In January this year, e-commerce giant Amazon moved the NCLAT against the CCI order to revoke an approval it had given two years earlier.
In 2019, the CCI approved Amazon’s deal to acquire a 49% stake in Future Coupons (FCPL) in a deal valued at Rs14bn ($179.4m).
Last December, however, the competition regulator suspended the approval on the grounds that Amazon had suppressed information while seeking clearances for the transaction.
The appellate tribunal upheld the CCI’s findings that Amazon had not made full disclosures.
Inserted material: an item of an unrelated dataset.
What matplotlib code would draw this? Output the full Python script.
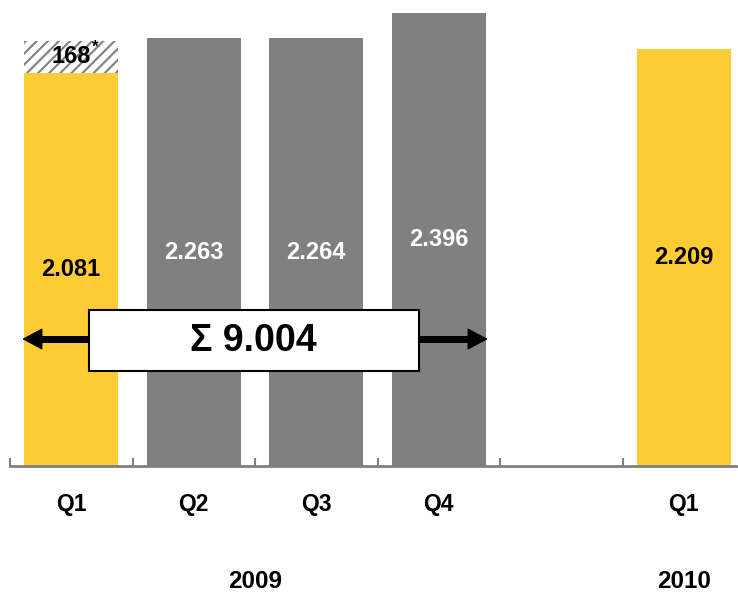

An NCLAT bench comprising Justice M Venugopal and Ashok Kumar Mishra was quoted as saying: “The appellant Amazon has not made full, whole, forthright and frank disclosures of relevant materials.
“It had furnished only limited disclosures pertaining to acquiring its strategic rights and interest in FRL (Future Retail) and executing the commercial contract.
“In this regard, this appellate tribunal is in complete agreement with the view arrived at by the first respondent (CCI).”
In addition to rejecting Amazon’s plea, the NCLAT also asked the e-commerce retailer to pay a Rs2.02bn penalty within 45 days.
In August 2020, Reliance Retail Ventures (RRVL) agreed to buy parts of Future Group for Rs247.13bn.
This transaction was blocked legally by Amazon, citing the violation of non-compete contract terms.
The e-commerce giant alleged that RRVL had violated the terms of the contract by signing a deal with Indian conglomerate Reliance Industries (RIL).
In April this year, Reliance called off the deal after Future Group’s secured creditors rejected it.
In a ballot, 69% of the company’s secured lenders voted against the deal, while 86% of shareholders and 78% of unsecured creditors supported it.